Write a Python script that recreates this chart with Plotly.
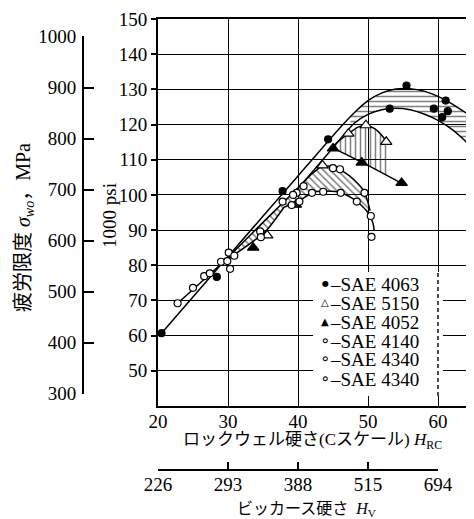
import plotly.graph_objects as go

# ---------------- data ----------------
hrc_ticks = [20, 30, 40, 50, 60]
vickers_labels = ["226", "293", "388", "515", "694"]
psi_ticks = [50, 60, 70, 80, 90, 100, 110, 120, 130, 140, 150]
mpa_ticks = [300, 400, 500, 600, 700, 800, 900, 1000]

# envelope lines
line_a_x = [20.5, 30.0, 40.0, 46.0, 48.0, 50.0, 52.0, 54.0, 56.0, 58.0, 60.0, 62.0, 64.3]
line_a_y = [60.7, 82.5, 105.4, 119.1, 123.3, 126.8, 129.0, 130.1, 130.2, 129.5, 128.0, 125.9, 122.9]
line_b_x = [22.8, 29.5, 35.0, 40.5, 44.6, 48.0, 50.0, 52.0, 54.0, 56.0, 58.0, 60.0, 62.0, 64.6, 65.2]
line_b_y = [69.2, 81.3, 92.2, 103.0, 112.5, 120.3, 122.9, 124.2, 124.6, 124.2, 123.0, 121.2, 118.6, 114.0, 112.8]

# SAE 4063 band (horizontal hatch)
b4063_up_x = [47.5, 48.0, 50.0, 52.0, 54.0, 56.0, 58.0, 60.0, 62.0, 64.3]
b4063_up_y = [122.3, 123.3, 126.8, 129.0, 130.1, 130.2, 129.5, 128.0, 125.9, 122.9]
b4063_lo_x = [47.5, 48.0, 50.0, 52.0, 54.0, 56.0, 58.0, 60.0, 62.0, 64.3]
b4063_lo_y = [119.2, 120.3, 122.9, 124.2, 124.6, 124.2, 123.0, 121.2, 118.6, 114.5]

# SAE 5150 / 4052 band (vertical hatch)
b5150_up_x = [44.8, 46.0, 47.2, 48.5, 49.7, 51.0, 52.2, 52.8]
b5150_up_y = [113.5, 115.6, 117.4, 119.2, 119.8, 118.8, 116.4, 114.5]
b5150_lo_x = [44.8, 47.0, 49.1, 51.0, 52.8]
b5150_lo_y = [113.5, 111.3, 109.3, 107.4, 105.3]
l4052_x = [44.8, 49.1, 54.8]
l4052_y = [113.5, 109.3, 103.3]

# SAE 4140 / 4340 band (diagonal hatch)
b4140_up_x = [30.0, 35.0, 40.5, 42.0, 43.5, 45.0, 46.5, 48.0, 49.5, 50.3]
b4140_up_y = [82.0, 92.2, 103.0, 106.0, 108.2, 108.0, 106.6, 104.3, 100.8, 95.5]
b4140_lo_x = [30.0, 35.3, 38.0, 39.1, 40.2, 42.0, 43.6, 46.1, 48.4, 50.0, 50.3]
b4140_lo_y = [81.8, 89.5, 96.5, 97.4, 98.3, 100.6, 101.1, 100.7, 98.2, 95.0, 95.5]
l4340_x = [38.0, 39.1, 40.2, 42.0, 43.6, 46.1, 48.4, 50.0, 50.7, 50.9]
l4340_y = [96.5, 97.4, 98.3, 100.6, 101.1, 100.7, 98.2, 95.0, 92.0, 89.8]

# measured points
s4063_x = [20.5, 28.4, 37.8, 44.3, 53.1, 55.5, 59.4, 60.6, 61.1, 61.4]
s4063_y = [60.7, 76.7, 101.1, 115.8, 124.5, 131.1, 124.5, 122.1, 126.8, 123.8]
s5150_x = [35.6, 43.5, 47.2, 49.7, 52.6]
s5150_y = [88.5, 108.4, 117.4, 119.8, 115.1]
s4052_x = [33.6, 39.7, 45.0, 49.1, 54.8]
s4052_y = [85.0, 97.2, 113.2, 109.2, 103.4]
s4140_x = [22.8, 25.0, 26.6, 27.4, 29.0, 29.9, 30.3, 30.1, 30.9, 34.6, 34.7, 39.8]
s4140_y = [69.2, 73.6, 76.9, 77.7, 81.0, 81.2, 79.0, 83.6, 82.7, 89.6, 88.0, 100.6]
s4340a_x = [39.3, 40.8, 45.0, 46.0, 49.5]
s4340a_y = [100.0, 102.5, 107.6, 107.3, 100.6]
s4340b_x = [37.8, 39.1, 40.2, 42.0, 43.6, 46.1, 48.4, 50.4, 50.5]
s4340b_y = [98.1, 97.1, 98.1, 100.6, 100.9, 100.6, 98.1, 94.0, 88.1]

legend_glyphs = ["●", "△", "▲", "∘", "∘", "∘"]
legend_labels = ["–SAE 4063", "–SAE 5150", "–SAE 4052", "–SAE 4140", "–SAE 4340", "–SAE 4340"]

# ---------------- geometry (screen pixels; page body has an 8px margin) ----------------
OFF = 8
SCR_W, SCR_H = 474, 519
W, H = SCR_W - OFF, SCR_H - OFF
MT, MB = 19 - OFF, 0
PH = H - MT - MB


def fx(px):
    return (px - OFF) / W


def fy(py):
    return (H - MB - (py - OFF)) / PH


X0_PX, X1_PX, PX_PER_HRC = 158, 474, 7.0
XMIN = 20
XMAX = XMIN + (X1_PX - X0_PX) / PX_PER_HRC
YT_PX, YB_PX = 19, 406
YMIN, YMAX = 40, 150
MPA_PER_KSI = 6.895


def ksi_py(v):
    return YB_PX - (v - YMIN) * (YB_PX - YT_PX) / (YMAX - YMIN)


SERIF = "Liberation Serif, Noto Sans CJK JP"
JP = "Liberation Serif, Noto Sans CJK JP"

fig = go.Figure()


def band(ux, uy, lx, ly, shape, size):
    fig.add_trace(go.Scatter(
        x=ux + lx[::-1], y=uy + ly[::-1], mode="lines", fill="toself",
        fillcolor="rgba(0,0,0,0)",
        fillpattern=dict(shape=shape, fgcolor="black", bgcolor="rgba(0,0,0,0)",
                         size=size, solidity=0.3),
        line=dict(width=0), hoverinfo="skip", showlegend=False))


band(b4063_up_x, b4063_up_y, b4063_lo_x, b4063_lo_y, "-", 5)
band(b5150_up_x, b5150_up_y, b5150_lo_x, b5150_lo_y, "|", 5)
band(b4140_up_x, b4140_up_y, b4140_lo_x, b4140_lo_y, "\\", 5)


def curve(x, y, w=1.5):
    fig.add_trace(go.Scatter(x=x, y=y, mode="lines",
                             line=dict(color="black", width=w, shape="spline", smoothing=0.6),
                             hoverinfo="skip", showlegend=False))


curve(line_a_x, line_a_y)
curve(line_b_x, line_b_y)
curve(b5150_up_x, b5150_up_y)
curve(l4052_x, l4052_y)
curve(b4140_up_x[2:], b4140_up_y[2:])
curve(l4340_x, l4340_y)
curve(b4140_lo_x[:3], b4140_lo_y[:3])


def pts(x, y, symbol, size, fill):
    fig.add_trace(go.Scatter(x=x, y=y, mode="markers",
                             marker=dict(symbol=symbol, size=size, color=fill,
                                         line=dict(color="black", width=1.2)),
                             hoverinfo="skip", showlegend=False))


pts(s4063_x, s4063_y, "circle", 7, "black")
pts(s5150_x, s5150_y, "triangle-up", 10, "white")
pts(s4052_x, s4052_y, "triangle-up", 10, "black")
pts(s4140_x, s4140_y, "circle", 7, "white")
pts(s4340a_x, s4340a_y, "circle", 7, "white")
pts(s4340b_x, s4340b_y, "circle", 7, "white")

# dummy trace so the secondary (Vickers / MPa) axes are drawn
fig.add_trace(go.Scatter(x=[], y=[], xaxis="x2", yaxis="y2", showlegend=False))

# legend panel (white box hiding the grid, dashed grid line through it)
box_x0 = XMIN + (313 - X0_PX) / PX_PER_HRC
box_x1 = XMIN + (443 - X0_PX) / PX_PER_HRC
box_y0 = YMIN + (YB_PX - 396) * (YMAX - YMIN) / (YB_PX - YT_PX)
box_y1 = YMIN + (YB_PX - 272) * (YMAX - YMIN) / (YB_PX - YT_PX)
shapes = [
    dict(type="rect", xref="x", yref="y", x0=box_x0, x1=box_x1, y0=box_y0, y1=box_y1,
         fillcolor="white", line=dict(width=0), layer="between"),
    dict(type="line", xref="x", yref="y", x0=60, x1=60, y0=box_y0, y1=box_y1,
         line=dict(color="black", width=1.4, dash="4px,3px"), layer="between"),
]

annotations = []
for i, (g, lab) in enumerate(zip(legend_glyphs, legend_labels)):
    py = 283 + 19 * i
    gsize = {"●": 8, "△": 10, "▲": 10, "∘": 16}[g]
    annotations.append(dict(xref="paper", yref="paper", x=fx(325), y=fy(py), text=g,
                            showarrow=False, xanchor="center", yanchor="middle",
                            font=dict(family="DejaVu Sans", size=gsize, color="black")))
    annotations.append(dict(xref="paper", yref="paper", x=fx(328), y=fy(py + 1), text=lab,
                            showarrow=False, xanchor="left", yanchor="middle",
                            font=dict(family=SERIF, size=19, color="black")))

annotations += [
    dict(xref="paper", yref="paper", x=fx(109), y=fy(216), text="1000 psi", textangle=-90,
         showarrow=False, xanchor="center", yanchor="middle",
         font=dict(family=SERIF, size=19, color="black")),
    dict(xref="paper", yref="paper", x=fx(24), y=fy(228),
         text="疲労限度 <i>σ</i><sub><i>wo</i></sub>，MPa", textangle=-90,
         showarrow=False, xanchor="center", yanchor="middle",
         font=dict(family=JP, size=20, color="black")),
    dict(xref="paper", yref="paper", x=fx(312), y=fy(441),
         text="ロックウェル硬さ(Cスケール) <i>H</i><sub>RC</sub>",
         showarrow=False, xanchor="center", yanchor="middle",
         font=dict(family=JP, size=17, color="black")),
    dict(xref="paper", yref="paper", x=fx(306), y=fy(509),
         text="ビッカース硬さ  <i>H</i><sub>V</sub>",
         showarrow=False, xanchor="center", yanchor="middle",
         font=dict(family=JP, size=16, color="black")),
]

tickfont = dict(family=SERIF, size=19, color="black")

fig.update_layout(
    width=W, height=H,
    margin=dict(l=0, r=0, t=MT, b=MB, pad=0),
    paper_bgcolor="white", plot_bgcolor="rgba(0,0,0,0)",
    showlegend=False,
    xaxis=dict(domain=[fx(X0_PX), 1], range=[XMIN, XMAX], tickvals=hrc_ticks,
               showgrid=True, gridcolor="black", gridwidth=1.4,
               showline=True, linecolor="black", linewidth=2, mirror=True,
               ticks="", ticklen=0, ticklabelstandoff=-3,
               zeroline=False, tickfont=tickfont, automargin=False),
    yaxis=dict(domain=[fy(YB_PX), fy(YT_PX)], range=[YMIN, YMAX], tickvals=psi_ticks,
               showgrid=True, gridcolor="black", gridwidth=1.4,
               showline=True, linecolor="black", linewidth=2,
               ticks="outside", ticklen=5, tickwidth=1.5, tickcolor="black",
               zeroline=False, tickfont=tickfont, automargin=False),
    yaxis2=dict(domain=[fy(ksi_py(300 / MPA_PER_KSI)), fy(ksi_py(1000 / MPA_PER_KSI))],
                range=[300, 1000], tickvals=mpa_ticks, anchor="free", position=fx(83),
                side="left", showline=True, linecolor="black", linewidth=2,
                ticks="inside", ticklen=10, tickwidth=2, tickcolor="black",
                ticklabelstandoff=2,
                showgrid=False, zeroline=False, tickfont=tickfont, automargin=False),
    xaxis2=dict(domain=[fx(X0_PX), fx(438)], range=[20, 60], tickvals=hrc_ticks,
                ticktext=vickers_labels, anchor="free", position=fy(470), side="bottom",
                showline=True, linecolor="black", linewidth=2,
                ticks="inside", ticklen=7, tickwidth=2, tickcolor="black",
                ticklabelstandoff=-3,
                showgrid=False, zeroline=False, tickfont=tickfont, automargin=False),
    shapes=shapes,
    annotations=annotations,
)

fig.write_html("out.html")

= = = =

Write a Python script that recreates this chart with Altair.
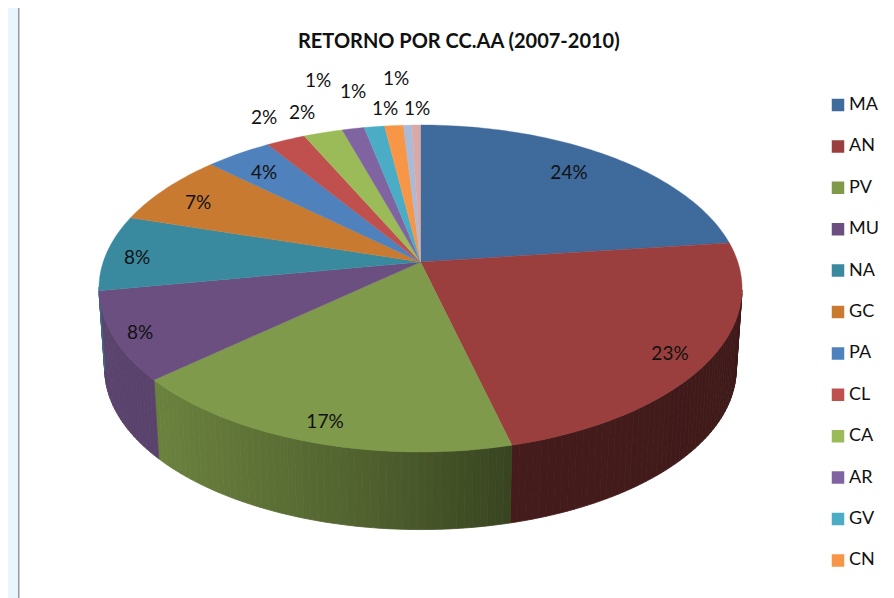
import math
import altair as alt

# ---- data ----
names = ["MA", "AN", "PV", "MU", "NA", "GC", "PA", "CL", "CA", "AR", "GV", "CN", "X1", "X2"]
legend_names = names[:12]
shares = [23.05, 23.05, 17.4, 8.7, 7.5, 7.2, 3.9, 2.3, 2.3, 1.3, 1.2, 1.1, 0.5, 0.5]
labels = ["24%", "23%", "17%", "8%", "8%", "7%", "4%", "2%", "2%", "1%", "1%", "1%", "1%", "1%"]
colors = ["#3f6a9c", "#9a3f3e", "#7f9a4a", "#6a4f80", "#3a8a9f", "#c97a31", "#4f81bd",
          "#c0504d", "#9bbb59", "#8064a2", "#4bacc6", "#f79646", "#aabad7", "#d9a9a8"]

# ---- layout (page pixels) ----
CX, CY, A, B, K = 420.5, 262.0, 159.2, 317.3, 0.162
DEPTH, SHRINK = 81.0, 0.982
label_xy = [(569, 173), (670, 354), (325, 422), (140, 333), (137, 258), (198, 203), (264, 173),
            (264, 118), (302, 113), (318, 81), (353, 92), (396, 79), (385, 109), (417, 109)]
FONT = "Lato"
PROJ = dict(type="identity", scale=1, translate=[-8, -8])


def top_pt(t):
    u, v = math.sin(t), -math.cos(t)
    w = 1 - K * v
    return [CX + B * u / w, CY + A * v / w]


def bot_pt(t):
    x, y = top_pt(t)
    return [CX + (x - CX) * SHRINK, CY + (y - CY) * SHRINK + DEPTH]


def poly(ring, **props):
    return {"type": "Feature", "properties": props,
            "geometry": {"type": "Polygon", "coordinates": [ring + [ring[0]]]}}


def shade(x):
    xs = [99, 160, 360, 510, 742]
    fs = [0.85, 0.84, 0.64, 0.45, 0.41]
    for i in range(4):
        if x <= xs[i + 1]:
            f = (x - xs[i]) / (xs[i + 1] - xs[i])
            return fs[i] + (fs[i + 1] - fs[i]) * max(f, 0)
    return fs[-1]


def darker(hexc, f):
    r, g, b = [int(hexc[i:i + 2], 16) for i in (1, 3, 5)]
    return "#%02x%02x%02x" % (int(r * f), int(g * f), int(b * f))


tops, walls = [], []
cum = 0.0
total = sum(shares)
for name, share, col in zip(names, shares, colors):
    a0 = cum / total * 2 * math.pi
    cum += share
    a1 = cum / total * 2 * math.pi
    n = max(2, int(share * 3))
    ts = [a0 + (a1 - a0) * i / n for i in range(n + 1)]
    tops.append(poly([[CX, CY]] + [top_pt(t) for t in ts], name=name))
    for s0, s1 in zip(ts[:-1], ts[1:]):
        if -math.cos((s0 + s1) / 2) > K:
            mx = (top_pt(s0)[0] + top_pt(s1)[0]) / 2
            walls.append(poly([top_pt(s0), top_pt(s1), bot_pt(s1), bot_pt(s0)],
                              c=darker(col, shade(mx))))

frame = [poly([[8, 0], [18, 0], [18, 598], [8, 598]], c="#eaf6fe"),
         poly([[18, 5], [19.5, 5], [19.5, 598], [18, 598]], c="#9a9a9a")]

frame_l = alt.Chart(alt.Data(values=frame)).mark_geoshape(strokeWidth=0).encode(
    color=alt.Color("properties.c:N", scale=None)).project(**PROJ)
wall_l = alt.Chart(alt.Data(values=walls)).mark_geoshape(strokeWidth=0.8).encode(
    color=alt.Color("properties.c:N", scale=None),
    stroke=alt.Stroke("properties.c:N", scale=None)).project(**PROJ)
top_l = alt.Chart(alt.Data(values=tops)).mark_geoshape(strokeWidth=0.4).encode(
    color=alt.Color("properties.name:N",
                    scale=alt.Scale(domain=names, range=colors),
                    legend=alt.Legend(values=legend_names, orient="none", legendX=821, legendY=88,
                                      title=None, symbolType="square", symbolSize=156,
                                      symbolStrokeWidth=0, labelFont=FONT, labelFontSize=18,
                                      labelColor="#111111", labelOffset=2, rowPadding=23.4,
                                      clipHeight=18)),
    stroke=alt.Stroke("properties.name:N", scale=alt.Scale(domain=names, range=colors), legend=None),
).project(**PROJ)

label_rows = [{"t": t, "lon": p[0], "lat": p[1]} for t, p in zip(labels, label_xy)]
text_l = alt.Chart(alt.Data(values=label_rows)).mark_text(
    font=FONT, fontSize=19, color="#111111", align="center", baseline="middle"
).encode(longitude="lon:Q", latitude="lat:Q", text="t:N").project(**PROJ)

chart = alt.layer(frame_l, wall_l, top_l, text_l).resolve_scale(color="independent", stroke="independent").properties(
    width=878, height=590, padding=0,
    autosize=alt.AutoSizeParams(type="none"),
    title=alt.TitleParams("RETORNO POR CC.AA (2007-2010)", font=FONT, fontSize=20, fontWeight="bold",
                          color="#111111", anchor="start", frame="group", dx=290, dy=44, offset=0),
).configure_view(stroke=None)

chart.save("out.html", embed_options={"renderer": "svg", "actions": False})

= = = =

= What is expected =
Set down, without pictures, the lines between the line holding "Write a Python script that recreates this chart with Plotly." and the line holding "mpa_ticks = [300, 400, 500, 600, 700, 800, 900, 1000]", both inclusive.

= Output of the task =
Write a Python script that recreates this chart with Plotly.
import plotly.graph_objects as go

# ---------------- data ----------------
hrc_ticks = [20, 30, 40, 50, 60]
vickers_labels = ["226", "293", "388", "515", "694"]
psi_ticks = [50, 60, 70, 80, 90, 100, 110, 120, 130, 140, 150]
mpa_ticks = [300, 400, 500, 600, 700, 800, 900, 1000]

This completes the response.